>> BEGIN

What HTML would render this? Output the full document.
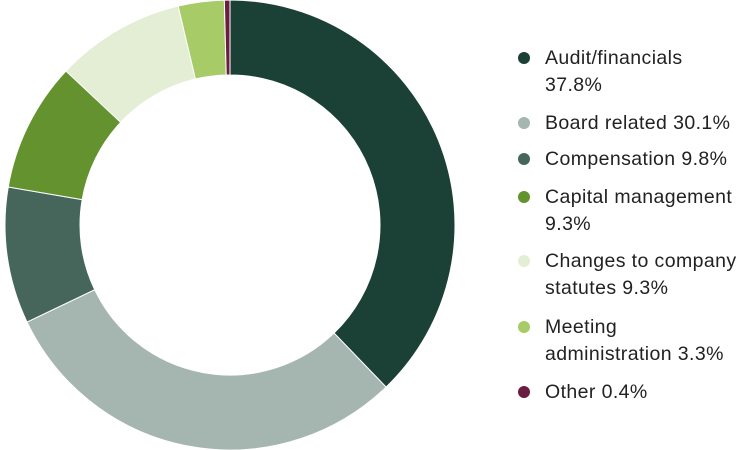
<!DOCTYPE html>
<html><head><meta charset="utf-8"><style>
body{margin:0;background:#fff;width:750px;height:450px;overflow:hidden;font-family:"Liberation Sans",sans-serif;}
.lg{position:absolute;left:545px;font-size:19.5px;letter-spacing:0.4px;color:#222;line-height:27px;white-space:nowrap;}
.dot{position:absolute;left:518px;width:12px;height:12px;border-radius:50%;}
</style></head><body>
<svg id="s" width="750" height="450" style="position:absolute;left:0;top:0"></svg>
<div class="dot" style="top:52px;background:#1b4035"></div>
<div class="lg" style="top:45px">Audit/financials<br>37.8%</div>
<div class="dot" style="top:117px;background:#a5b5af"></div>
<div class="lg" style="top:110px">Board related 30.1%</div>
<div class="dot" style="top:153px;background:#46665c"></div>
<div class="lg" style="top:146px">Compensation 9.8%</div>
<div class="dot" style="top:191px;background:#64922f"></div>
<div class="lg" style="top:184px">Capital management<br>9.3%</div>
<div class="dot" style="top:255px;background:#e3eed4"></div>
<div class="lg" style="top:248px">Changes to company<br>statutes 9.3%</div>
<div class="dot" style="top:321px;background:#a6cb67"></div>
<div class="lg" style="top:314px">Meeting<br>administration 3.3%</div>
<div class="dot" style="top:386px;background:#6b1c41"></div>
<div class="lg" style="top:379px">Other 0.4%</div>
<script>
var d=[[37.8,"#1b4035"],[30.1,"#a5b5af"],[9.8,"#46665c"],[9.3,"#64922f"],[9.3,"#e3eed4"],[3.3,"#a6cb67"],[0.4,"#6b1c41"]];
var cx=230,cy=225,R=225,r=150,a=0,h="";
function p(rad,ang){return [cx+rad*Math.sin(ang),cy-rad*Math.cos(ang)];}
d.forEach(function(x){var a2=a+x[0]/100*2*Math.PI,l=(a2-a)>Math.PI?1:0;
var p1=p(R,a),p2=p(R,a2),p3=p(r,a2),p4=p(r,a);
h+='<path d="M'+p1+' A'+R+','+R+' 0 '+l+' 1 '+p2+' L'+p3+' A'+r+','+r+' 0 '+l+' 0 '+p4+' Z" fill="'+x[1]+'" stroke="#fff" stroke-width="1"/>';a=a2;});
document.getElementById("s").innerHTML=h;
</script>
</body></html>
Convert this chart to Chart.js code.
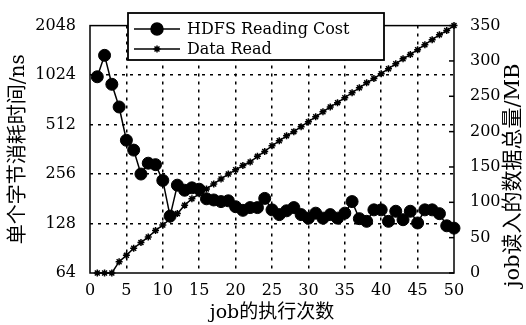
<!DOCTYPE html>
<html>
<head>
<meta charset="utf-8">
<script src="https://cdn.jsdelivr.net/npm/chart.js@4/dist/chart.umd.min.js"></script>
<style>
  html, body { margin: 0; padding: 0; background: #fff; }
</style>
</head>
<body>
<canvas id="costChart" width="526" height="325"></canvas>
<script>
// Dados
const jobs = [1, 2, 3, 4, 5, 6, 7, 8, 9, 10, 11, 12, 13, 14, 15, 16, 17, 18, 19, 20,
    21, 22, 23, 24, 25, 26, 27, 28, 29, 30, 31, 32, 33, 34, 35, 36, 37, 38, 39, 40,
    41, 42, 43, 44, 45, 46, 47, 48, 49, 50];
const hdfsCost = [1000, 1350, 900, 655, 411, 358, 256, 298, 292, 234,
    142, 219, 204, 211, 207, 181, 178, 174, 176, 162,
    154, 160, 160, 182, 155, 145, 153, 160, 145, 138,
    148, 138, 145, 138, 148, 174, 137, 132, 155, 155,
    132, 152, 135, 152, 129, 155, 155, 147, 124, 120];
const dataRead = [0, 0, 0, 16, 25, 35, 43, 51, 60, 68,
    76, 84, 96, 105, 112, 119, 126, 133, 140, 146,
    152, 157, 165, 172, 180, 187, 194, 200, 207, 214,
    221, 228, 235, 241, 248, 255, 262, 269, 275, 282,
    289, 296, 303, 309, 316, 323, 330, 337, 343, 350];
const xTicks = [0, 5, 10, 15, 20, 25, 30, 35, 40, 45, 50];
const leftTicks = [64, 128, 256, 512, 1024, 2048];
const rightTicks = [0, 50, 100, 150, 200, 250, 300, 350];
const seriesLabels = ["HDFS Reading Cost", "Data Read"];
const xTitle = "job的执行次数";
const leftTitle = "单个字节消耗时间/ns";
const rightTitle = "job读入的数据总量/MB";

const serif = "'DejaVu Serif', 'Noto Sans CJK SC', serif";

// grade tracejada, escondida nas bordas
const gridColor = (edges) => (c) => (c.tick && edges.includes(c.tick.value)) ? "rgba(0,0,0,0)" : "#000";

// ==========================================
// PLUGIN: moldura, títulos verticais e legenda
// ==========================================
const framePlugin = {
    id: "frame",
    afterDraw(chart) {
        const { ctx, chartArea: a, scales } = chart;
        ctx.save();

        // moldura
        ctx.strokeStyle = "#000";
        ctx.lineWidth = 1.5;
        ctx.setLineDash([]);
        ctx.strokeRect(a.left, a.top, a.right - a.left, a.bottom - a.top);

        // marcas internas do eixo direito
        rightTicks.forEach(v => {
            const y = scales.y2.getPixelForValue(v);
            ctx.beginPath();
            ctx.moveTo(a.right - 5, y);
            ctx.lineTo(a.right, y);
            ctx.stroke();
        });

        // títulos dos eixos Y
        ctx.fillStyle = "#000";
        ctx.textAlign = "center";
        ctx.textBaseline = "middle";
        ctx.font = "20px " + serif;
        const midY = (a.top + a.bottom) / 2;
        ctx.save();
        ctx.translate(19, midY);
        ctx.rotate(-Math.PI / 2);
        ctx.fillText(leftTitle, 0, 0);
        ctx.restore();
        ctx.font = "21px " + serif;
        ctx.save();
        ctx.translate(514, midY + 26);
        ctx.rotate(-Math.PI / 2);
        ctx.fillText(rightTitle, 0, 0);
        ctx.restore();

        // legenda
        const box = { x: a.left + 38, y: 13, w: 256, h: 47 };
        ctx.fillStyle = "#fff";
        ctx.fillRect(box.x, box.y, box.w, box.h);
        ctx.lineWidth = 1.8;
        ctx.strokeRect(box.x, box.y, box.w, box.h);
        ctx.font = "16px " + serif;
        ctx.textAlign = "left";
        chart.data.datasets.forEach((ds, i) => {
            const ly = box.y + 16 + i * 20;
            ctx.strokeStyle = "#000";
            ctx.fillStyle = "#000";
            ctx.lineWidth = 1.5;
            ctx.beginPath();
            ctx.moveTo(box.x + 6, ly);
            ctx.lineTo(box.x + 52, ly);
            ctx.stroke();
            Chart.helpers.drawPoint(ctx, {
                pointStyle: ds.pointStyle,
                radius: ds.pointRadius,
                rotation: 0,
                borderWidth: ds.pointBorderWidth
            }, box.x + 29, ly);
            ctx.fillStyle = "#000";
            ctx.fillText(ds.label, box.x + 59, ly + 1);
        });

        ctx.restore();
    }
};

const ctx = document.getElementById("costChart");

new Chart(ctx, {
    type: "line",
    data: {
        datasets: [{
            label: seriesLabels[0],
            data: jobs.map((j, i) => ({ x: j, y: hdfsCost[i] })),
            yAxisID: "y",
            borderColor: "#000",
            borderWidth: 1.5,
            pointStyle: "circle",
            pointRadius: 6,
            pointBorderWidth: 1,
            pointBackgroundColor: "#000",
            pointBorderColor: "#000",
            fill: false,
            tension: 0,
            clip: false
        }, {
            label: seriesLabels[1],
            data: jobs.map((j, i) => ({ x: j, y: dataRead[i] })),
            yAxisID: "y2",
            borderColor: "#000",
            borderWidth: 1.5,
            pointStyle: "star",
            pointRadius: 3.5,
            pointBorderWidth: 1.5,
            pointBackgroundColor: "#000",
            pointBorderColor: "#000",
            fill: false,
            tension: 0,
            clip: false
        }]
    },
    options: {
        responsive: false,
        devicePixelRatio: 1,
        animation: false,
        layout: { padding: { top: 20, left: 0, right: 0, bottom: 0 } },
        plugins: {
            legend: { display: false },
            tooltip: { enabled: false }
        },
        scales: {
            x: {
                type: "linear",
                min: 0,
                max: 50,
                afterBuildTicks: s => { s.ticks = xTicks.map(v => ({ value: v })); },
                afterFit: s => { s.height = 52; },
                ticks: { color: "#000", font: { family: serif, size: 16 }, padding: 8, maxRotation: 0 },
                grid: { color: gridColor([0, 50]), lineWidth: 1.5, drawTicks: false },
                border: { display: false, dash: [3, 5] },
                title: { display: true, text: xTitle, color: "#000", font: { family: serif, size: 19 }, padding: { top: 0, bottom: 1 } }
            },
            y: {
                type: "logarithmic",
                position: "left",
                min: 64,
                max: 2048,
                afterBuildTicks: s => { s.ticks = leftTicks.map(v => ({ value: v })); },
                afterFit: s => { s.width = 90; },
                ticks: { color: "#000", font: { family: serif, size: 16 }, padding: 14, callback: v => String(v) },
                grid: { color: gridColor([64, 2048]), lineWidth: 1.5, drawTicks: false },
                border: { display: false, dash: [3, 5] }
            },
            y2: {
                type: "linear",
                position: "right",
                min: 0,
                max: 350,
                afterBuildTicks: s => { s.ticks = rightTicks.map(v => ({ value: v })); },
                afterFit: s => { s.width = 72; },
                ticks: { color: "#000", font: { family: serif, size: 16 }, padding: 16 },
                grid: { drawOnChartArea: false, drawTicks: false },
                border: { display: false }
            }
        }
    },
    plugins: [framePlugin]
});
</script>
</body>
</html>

>> END

Short exercise
Extract the part of the records that opens with the line containing "Convert this chart to Chart.js code." and closes with the line containing "Serif', 'Noto Sans". Take only those lines, exactly, and no pictures.

Answer to the task
Convert this chart to Chart.js code.
<!DOCTYPE html>
<html>
<head>
<meta charset="utf-8">
<script src="https://cdn.jsdelivr.net/npm/chart.js@4/dist/chart.umd.min.js"></script>
<style>
  html, body { margin: 0; padding: 0; background: #fff; }
</style>
</head>
<body>
<canvas id="costChart" width="526" height="325"></canvas>
<script>
// Dados
const jobs = [1, 2, 3, 4, 5, 6, 7, 8, 9, 10, 11, 12, 13, 14, 15, 16, 17, 18, 19, 20,
    21, 22, 23, 24, 25, 26, 27, 28, 29, 30, 31, 32, 33, 34, 35, 36, 37, 38, 39, 40,
    41, 42, 43, 44, 45, 46, 47, 48, 49, 50];
const hdfsCost = [1000, 1350, 900, 655, 411, 358, 256, 298, 292, 234,
    142, 219, 204, 211, 207, 181, 178, 174, 176, 162,
    154, 160, 160, 182, 155, 145, 153, 160, 145, 138,
    148, 138, 145, 138, 148, 174, 137, 132, 155, 155,
    132, 152, 135, 152, 129, 155, 155, 147, 124, 120];
const dataRead = [0, 0, 0, 16, 25, 35, 43, 51, 60, 68,
    76, 84, 96, 105, 112, 119, 126, 133, 140, 146,
    152, 157, 165, 172, 180, 187, 194, 200, 207, 214,
    221, 228, 235, 241, 248, 255, 262, 269, 275, 282,
    289, 296, 303, 309, 316, 323, 330, 337, 343, 350];
const xTicks = [0, 5, 10, 15, 20, 25, 30, 35, 40, 45, 50];
const leftTicks = [64, 128, 256, 512, 1024, 2048];
const rightTicks = [0, 50, 100, 150, 200, 250, 300, 350];
const seriesLabels = ["HDFS Reading Cost", "Data Read"];
const xTitle = "job的执行次数";
const leftTitle = "单个字节消耗时间/ns";
const rightTitle = "job读入的数据总量/MB";

const serif = "'DejaVu Serif', 'Noto Sans CJK SC', serif";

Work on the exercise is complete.